══ RECORDED INFORMATION ══
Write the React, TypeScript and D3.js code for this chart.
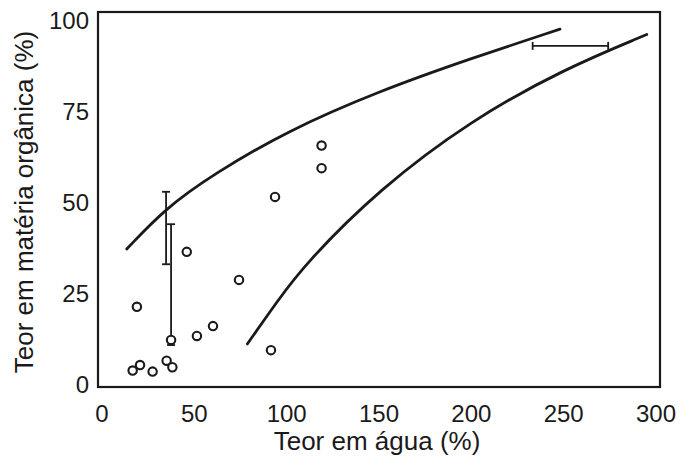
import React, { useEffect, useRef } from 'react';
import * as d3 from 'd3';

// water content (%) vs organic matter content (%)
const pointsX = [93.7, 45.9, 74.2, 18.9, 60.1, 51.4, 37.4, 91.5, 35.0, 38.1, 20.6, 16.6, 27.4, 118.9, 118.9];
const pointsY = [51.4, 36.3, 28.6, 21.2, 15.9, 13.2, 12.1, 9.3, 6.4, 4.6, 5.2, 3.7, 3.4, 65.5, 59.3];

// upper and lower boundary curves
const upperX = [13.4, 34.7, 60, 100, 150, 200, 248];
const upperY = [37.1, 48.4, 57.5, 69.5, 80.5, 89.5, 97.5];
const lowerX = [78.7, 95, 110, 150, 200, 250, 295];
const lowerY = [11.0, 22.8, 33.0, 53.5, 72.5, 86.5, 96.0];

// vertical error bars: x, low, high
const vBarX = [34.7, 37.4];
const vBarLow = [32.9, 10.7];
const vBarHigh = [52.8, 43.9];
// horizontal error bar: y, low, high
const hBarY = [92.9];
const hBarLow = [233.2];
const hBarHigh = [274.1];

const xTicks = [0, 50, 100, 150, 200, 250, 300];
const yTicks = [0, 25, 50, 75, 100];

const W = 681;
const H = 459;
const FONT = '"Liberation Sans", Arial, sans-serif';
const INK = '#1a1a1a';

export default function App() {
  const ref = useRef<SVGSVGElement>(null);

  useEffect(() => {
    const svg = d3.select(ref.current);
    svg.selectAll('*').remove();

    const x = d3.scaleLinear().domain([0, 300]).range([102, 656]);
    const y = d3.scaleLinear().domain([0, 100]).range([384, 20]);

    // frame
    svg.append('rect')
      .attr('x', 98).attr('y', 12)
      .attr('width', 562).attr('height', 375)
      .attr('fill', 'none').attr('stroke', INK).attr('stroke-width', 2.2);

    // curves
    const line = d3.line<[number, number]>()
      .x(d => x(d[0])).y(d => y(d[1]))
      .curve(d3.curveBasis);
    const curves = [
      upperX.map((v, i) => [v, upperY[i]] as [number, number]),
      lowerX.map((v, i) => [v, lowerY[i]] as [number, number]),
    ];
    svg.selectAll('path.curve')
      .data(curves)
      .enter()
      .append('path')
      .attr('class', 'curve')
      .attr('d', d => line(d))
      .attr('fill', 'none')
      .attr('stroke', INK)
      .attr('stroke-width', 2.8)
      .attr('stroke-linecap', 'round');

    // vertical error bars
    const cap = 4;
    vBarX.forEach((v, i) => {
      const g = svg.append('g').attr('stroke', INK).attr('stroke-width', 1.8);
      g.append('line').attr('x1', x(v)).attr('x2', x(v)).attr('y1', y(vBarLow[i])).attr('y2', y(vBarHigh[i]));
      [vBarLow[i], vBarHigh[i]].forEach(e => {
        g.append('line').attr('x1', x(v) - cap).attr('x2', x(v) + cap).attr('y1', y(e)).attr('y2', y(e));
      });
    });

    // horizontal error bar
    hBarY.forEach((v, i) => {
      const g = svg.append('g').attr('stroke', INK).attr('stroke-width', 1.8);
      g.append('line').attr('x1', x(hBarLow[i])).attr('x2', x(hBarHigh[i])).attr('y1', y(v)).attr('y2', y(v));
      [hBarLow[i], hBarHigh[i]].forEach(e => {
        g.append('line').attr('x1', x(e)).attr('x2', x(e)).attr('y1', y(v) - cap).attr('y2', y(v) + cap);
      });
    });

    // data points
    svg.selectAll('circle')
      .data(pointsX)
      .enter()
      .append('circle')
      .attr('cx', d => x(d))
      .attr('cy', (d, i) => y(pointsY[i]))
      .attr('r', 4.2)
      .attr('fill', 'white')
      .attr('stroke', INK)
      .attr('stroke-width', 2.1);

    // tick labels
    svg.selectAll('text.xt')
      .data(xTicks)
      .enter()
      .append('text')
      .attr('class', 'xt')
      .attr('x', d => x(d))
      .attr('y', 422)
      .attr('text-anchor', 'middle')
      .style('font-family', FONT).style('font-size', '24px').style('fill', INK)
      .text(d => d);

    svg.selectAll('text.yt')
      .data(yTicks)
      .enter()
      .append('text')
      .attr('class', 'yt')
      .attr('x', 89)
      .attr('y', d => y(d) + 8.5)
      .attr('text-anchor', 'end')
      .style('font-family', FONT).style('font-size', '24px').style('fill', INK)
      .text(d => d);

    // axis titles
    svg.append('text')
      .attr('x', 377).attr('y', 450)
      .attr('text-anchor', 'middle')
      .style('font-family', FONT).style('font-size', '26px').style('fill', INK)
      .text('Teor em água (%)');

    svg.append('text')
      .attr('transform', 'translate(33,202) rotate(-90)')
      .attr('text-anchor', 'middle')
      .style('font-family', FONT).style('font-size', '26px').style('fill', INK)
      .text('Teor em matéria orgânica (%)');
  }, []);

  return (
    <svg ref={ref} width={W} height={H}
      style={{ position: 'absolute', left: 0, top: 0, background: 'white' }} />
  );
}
═══
▸ **PROBLEM REQUIREMENTS**
From the first line above to the line containing "const lowerY = [11.0, 22.8, 33.0, 53.5, 72.5, 86.5, 96.0];", repeat each line exactly. Pictures stay out.

▸ **REPLY**
Write the React, TypeScript and D3.js code for this chart.
import React, { useEffect, useRef } from 'react';
import * as d3 from 'd3';

// water content (%) vs organic matter content (%)
const pointsX = [93.7, 45.9, 74.2, 18.9, 60.1, 51.4, 37.4, 91.5, 35.0, 38.1, 20.6, 16.6, 27.4, 118.9, 118.9];
const pointsY = [51.4, 36.3, 28.6, 21.2, 15.9, 13.2, 12.1, 9.3, 6.4, 4.6, 5.2, 3.7, 3.4, 65.5, 59.3];

// upper and lower boundary curves
const upperX = [13.4, 34.7, 60, 100, 150, 200, 248];
const upperY = [37.1, 48.4, 57.5, 69.5, 80.5, 89.5, 97.5];
const lowerX = [78.7, 95, 110, 150, 200, 250, 295];
const lowerY = [11.0, 22.8, 33.0, 53.5, 72.5, 86.5, 96.0];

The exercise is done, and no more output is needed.